[Start SOURCE DATA]

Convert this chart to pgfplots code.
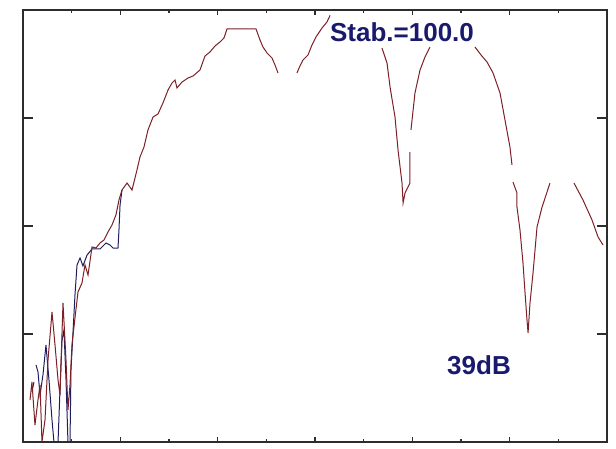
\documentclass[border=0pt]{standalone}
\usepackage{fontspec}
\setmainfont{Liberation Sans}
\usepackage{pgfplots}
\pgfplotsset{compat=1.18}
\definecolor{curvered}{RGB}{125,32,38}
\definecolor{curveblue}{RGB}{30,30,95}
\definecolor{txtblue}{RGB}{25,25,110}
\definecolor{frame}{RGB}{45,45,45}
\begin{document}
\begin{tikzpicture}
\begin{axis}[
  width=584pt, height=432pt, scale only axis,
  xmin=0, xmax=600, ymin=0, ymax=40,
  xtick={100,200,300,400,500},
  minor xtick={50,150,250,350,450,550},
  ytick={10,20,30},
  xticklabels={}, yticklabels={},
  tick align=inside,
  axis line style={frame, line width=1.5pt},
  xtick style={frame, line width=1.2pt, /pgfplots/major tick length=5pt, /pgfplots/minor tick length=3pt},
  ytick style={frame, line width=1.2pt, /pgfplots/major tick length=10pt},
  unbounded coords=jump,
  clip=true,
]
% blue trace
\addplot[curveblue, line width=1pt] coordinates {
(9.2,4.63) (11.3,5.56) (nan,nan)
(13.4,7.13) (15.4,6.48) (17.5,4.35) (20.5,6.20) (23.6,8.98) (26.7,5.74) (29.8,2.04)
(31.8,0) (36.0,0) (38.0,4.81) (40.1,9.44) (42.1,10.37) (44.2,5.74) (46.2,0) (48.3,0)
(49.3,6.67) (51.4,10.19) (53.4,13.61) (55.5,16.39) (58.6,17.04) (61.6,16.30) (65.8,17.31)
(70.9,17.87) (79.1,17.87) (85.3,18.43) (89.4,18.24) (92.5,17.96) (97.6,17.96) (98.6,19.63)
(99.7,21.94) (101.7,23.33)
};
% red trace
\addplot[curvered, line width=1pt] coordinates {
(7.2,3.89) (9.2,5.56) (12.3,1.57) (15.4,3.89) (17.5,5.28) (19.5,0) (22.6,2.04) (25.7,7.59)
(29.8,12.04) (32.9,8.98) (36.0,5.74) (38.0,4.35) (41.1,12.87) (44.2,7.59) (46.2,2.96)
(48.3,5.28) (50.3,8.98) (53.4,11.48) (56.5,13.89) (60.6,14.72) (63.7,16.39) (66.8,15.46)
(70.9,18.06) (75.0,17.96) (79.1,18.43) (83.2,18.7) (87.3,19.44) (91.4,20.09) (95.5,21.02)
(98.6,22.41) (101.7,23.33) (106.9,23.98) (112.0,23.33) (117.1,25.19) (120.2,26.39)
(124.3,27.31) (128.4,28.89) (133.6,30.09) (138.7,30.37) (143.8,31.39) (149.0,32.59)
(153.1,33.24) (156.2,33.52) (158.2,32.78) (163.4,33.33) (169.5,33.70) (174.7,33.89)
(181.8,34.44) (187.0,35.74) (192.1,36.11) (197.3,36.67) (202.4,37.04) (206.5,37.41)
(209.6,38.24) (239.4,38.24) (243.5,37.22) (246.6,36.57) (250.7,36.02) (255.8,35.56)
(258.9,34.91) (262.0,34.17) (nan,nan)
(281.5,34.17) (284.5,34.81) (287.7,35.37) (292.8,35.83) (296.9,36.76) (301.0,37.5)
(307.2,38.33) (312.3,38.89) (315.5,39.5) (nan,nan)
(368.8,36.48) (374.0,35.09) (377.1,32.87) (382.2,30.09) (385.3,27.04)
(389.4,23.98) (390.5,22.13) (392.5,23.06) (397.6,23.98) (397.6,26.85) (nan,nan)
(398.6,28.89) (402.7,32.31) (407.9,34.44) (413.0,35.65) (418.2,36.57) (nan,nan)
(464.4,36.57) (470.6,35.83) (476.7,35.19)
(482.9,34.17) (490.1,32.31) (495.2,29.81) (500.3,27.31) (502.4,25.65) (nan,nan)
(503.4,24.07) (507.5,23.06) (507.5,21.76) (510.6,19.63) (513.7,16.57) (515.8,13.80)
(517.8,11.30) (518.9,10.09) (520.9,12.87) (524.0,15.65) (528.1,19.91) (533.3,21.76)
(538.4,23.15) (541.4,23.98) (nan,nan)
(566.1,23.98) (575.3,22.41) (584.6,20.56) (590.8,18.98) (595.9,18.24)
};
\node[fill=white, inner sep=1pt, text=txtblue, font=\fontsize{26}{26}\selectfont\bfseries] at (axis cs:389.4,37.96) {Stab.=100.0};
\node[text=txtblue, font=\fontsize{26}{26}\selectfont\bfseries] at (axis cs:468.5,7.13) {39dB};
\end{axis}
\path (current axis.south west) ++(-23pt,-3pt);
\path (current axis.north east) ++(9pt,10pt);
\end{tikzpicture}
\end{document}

[End SOURCE DATA]

- TASK DESCRIPTION -
All the lines above are to be given again exactly as they read, with the pictures removed.

- FULL SOLUTION -
Convert this chart to pgfplots code.
\documentclass[border=0pt]{standalone}
\usepackage{fontspec}
\setmainfont{Liberation Sans}
\usepackage{pgfplots}
\pgfplotsset{compat=1.18}
\definecolor{curvered}{RGB}{125,32,38}
\definecolor{curveblue}{RGB}{30,30,95}
\definecolor{txtblue}{RGB}{25,25,110}
\definecolor{frame}{RGB}{45,45,45}
\begin{document}
\begin{tikzpicture}
\begin{axis}[
  width=584pt, height=432pt, scale only axis,
  xmin=0, xmax=600, ymin=0, ymax=40,
  xtick={100,200,300,400,500},
  minor xtick={50,150,250,350,450,550},
  ytick={10,20,30},
  xticklabels={}, yticklabels={},
  tick align=inside,
  axis line style={frame, line width=1.5pt},
  xtick style={frame, line width=1.2pt, /pgfplots/major tick length=5pt, /pgfplots/minor tick length=3pt},
  ytick style={frame, line width=1.2pt, /pgfplots/major tick length=10pt},
  unbounded coords=jump,
  clip=true,
]
% blue trace
\addplot[curveblue, line width=1pt] coordinates {
(9.2,4.63) (11.3,5.56) (nan,nan)
(13.4,7.13) (15.4,6.48) (17.5,4.35) (20.5,6.20) (23.6,8.98) (26.7,5.74) (29.8,2.04)
(31.8,0) (36.0,0) (38.0,4.81) (40.1,9.44) (42.1,10.37) (44.2,5.74) (46.2,0) (48.3,0)
(49.3,6.67) (51.4,10.19) (53.4,13.61) (55.5,16.39) (58.6,17.04) (61.6,16.30) (65.8,17.31)
(70.9,17.87) (79.1,17.87) (85.3,18.43) (89.4,18.24) (92.5,17.96) (97.6,17.96) (98.6,19.63)
(99.7,21.94) (101.7,23.33)
};
% red trace
\addplot[curvered, line width=1pt] coordinates {
(7.2,3.89) (9.2,5.56) (12.3,1.57) (15.4,3.89) (17.5,5.28) (19.5,0) (22.6,2.04) (25.7,7.59)
(29.8,12.04) (32.9,8.98) (36.0,5.74) (38.0,4.35) (41.1,12.87) (44.2,7.59) (46.2,2.96)
(48.3,5.28) (50.3,8.98) (53.4,11.48) (56.5,13.89) (60.6,14.72) (63.7,16.39) (66.8,15.46)
(70.9,18.06) (75.0,17.96) (79.1,18.43) (83.2,18.7) (87.3,19.44) (91.4,20.09) (95.5,21.02)
(98.6,22.41) (101.7,23.33) (106.9,23.98) (112.0,23.33) (117.1,25.19) (120.2,26.39)
(124.3,27.31) (128.4,28.89) (133.6,30.09) (138.7,30.37) (143.8,31.39) (149.0,32.59)
(153.1,33.24) (156.2,33.52) (158.2,32.78) (163.4,33.33) (169.5,33.70) (174.7,33.89)
(181.8,34.44) (187.0,35.74) (192.1,36.11) (197.3,36.67) (202.4,37.04) (206.5,37.41)
(209.6,38.24) (239.4,38.24) (243.5,37.22) (246.6,36.57) (250.7,36.02) (255.8,35.56)
(258.9,34.91) (262.0,34.17) (nan,nan)
(281.5,34.17) (284.5,34.81) (287.7,35.37) (292.8,35.83) (296.9,36.76) (301.0,37.5)
(307.2,38.33) (312.3,38.89) (315.5,39.5) (nan,nan)
(368.8,36.48) (374.0,35.09) (377.1,32.87) (382.2,30.09) (385.3,27.04)
(389.4,23.98) (390.5,22.13) (392.5,23.06) (397.6,23.98) (397.6,26.85) (nan,nan)
(398.6,28.89) (402.7,32.31) (407.9,34.44) (413.0,35.65) (418.2,36.57) (nan,nan)
(464.4,36.57) (470.6,35.83) (476.7,35.19)
(482.9,34.17) (490.1,32.31) (495.2,29.81) (500.3,27.31) (502.4,25.65) (nan,nan)
(503.4,24.07) (507.5,23.06) (507.5,21.76) (510.6,19.63) (513.7,16.57) (515.8,13.80)
(517.8,11.30) (518.9,10.09) (520.9,12.87) (524.0,15.65) (528.1,19.91) (533.3,21.76)
(538.4,23.15) (541.4,23.98) (nan,nan)
(566.1,23.98) (575.3,22.41) (584.6,20.56) (590.8,18.98) (595.9,18.24)
};
\node[fill=white, inner sep=1pt, text=txtblue, font=\fontsize{26}{26}\selectfont\bfseries] at (axis cs:389.4,37.96) {Stab.=100.0};
\node[text=txtblue, font=\fontsize{26}{26}\selectfont\bfseries] at (axis cs:468.5,7.13) {39dB};
\end{axis}
\path (current axis.south west) ++(-23pt,-3pt);
\path (current axis.north east) ++(9pt,10pt);
\end{tikzpicture}
\end{document}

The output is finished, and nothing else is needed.